# WHAT YOU HAVE TO DO
Pictures stay out. Extract the lines below from the first one through the line with "const targetLabel = '32%'", both included.
--- begin ---
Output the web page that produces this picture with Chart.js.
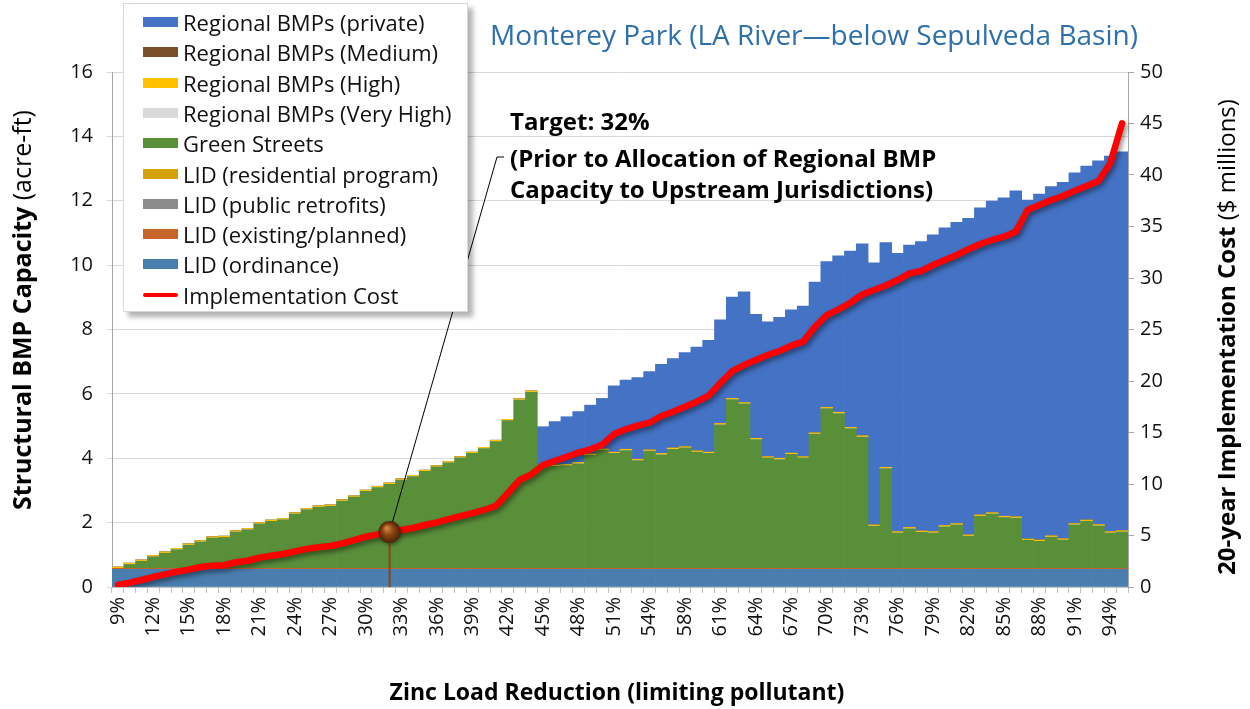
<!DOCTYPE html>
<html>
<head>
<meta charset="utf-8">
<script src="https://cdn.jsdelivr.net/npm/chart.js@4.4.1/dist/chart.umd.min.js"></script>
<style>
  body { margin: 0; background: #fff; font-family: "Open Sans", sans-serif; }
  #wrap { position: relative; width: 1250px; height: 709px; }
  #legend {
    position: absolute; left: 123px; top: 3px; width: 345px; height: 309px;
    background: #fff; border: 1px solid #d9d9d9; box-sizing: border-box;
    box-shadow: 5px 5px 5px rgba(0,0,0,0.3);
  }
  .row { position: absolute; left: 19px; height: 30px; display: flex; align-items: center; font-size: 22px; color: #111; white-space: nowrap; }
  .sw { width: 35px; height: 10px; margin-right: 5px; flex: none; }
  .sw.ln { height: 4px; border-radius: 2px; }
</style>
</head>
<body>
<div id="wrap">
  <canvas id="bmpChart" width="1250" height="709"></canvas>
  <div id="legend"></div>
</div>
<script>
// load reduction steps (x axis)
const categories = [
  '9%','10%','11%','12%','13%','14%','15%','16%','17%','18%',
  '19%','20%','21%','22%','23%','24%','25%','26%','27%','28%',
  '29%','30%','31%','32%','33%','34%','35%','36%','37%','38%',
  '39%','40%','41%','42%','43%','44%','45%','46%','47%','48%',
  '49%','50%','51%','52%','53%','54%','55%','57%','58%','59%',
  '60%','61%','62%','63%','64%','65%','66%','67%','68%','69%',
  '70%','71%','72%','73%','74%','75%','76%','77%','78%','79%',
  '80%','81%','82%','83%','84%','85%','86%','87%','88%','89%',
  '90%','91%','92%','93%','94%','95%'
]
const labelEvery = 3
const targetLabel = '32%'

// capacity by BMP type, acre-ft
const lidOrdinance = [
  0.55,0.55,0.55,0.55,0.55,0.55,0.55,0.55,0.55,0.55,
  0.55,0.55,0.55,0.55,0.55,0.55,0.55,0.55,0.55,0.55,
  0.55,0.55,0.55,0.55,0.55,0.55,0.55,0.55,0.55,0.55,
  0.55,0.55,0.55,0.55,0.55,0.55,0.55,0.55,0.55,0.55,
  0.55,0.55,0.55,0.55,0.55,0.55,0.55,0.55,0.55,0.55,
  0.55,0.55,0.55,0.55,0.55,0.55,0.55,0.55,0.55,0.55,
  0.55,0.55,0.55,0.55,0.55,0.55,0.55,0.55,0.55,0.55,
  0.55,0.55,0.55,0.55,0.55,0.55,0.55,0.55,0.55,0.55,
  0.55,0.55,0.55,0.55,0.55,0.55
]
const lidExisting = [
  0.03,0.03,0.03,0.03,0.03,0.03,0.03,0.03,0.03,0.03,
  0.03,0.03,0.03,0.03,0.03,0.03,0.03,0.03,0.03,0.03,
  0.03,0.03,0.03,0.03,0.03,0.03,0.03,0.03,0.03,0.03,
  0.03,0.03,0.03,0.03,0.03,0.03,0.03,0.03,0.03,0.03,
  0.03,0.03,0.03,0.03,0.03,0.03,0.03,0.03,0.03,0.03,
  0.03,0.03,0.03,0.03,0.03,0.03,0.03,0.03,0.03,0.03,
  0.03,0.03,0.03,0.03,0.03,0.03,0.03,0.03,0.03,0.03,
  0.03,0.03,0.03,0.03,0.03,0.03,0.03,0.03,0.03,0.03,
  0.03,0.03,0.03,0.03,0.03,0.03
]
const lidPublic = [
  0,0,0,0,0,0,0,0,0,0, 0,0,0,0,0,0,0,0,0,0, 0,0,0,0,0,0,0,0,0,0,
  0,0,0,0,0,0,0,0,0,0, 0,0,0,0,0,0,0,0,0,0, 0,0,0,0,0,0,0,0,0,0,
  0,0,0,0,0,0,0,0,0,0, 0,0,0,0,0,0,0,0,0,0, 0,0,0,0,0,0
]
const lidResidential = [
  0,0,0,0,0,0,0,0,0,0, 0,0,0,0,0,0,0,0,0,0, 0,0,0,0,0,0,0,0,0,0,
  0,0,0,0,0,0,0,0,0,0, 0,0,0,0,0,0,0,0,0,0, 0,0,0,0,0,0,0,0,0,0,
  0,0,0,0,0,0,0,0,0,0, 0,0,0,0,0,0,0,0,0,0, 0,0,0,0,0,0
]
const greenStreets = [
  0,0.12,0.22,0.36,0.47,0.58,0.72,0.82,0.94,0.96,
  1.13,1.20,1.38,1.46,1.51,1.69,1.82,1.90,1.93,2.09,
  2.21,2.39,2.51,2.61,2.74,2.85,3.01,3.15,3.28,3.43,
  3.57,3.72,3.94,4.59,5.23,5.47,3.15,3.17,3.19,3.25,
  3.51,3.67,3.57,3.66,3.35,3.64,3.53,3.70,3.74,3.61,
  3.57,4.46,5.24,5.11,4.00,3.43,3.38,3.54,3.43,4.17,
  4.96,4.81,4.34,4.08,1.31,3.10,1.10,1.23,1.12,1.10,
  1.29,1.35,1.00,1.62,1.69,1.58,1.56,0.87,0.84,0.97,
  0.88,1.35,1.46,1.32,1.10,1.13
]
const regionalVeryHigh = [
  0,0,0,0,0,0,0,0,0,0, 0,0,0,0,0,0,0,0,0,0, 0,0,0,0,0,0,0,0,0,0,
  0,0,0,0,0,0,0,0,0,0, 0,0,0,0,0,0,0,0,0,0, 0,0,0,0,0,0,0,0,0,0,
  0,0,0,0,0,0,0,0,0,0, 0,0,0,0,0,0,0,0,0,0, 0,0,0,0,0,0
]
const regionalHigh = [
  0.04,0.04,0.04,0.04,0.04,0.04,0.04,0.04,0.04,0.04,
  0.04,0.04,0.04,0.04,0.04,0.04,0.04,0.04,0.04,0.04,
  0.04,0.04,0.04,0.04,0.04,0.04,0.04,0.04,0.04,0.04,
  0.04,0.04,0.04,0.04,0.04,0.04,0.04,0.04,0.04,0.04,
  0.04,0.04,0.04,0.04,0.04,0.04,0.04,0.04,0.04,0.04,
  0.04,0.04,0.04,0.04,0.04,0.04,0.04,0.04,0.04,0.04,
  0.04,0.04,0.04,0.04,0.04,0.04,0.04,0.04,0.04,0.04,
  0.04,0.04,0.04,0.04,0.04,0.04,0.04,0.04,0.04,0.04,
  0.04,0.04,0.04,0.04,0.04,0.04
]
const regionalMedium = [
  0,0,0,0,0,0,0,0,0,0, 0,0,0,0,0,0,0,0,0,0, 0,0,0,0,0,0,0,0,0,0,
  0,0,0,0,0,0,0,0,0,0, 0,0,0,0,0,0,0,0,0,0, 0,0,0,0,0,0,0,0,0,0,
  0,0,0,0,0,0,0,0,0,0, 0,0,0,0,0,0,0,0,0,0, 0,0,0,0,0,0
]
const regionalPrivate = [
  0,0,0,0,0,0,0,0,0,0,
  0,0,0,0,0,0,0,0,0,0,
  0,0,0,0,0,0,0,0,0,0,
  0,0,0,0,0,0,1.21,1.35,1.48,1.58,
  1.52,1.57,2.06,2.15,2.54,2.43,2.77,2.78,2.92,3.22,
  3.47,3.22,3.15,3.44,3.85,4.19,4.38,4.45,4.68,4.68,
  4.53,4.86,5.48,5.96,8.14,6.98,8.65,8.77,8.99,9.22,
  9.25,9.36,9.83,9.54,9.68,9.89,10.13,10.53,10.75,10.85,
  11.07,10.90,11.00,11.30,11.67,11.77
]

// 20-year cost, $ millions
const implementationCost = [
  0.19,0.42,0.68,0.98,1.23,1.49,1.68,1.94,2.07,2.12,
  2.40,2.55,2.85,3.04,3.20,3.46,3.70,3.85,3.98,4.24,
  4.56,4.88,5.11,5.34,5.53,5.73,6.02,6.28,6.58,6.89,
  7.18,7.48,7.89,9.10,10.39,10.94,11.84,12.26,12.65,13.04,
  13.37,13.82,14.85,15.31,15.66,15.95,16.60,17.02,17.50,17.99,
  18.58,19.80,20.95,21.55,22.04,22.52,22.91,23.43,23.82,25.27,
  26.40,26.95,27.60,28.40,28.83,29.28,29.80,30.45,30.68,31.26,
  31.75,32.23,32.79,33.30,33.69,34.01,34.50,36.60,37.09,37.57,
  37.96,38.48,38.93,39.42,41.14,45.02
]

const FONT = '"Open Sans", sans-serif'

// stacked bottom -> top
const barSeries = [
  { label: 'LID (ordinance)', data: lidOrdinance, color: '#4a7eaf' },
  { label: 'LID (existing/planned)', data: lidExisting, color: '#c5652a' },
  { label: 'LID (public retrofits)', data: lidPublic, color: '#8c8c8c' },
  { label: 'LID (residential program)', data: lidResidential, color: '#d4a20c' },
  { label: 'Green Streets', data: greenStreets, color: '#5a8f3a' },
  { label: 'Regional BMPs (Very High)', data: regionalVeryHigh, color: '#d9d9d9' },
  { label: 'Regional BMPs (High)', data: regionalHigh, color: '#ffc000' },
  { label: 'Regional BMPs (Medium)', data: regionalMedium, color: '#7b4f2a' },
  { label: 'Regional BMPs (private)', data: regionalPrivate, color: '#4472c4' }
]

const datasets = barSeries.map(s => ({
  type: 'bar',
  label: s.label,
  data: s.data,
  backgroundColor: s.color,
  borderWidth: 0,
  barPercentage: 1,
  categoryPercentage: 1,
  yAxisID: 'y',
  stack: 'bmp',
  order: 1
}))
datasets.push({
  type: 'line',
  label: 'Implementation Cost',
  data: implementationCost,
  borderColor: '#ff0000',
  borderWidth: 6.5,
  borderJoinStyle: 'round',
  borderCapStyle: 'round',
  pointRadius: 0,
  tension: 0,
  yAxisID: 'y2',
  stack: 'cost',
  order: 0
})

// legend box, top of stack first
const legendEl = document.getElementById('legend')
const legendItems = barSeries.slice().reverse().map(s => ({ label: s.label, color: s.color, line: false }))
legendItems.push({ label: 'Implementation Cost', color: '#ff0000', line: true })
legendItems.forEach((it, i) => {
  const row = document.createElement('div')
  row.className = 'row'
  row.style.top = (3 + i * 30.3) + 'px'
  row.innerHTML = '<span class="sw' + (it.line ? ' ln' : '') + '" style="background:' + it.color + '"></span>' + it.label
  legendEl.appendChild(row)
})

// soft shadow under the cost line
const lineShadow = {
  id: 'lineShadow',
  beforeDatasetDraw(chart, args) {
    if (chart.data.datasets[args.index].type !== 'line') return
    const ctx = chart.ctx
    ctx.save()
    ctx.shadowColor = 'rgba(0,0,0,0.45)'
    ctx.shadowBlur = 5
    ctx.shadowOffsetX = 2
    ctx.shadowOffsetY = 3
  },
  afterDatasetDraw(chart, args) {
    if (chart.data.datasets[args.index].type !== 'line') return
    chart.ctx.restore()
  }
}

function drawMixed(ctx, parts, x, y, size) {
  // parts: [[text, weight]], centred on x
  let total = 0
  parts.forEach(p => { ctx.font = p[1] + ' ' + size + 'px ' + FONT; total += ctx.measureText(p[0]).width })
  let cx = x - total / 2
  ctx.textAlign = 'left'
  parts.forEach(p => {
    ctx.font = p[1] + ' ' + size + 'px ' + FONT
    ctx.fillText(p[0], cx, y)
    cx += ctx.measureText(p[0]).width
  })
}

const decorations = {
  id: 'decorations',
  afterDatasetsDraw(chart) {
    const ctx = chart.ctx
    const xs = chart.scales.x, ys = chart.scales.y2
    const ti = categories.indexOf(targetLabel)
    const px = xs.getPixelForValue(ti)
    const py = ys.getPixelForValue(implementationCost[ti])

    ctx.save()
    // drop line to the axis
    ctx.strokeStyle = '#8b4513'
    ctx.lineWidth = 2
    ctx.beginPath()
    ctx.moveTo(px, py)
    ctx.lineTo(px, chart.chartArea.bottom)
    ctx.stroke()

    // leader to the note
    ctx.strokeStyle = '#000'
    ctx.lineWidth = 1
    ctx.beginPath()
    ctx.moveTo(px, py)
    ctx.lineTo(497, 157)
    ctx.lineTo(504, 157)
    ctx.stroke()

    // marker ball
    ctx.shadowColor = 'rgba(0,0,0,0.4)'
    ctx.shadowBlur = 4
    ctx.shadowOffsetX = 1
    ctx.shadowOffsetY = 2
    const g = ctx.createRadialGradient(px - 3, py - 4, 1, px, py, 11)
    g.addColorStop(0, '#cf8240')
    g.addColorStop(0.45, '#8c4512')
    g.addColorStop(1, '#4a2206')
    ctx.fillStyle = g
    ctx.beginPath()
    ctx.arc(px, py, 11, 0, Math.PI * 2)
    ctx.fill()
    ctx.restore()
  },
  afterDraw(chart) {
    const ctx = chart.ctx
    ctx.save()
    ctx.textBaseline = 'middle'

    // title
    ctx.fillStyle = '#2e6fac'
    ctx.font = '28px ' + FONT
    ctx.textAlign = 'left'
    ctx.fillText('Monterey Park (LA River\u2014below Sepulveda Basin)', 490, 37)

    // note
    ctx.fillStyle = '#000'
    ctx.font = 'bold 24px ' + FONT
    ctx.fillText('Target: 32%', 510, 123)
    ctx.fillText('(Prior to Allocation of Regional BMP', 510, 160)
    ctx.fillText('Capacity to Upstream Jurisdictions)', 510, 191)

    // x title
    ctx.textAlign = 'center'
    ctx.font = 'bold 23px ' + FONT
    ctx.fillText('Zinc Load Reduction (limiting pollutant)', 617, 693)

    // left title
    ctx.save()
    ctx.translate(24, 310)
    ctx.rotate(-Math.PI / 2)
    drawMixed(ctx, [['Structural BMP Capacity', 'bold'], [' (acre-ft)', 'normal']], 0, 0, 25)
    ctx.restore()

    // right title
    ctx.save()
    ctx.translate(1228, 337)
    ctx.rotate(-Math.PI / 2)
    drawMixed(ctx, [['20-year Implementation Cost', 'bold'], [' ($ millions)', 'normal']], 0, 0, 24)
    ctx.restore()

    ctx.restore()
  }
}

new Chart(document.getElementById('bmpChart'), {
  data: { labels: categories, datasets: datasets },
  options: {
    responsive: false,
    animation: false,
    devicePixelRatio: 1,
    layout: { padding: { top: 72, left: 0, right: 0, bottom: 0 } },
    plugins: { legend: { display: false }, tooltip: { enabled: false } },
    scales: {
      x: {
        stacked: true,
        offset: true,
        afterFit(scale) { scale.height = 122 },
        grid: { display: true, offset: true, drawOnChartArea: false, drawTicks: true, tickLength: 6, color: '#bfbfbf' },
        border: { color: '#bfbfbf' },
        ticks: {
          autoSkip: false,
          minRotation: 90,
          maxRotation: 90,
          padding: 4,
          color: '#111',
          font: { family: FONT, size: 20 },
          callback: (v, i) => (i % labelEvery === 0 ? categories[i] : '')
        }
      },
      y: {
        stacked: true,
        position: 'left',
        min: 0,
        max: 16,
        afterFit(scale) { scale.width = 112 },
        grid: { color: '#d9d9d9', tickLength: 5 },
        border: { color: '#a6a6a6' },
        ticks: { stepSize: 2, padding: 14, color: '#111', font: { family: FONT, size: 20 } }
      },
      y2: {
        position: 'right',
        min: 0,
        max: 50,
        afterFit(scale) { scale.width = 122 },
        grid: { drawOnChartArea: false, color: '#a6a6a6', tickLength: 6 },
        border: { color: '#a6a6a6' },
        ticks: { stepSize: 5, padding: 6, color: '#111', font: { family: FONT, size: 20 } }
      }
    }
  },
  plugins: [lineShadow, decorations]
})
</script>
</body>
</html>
--- end ---
# THE SOLUTION
Output the web page that produces this picture with Chart.js.
<!DOCTYPE html>
<html>
<head>
<meta charset="utf-8">
<script src="https://cdn.jsdelivr.net/npm/chart.js@4.4.1/dist/chart.umd.min.js"></script>
<style>
  body { margin: 0; background: #fff; font-family: "Open Sans", sans-serif; }
  #wrap { position: relative; width: 1250px; height: 709px; }
  #legend {
    position: absolute; left: 123px; top: 3px; width: 345px; height: 309px;
    background: #fff; border: 1px solid #d9d9d9; box-sizing: border-box;
    box-shadow: 5px 5px 5px rgba(0,0,0,0.3);
  }
  .row { position: absolute; left: 19px; height: 30px; display: flex; align-items: center; font-size: 22px; color: #111; white-space: nowrap; }
  .sw { width: 35px; height: 10px; margin-right: 5px; flex: none; }
  .sw.ln { height: 4px; border-radius: 2px; }
</style>
</head>
<body>
<div id="wrap">
  <canvas id="bmpChart" width="1250" height="709"></canvas>
  <div id="legend"></div>
</div>
<script>
// load reduction steps (x axis)
const categories = [
  '9%','10%','11%','12%','13%','14%','15%','16%','17%','18%',
  '19%','20%','21%','22%','23%','24%','25%','26%','27%','28%',
  '29%','30%','31%','32%','33%','34%','35%','36%','37%','38%',
  '39%','40%','41%','42%','43%','44%','45%','46%','47%','48%',
  '49%','50%','51%','52%','53%','54%','55%','57%','58%','59%',
  '60%','61%','62%','63%','64%','65%','66%','67%','68%','69%',
  '70%','71%','72%','73%','74%','75%','76%','77%','78%','79%',
  '80%','81%','82%','83%','84%','85%','86%','87%','88%','89%',
  '90%','91%','92%','93%','94%','95%'
]
const labelEvery = 3
const targetLabel = '32%'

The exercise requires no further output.